U.S. and Japanese authorities say they are investigating why personnel on a U.S. destroyer and a massive Japanese merchant vessel took nearly a hour to report the deadly collision that killed seven sailors on the destroyer off the coast of Japan.
Officials from both countries say the accident was reported by both ships at approximately 2:30 a.m. Saturday, but tracking data shows the accident happening at 1:30 a.m.
The tracking data has the ACX Crystal, the container ship, making a u-turn shortly after 1:30 and returning to where it had been at 1:30.

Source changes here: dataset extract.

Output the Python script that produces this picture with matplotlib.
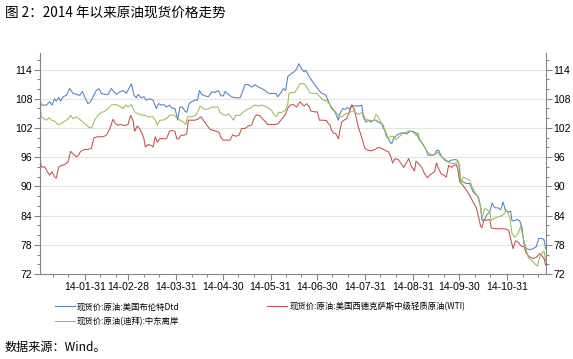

A U.S. Seventh Fleet spokesman said the accident appears to have happened at 1:30 a.m. Saturday, not at 2:30 a.m. as the USS Fitzgerald reported.
Nanami Meguro, a spokeswoman for Nippon Yusen, the container ship’s operator, said the ship’s tracking information showed that it was “operating as usual” until the collision at 1:30 a.m. She did not have any information about the delay in reporting the accident.
“Because it was an emergency, the crewmembers may not have been able to place a call,” she said.
The collision is being investigated by the U.S. Navy and Coast Guard and Japan’s Coast Guard and its Transport Safety Board.
Earlier Monday, the U.S. Navy identified the seven sailors who were found dead in the flooded sleeping compartments of the Fitzgerald.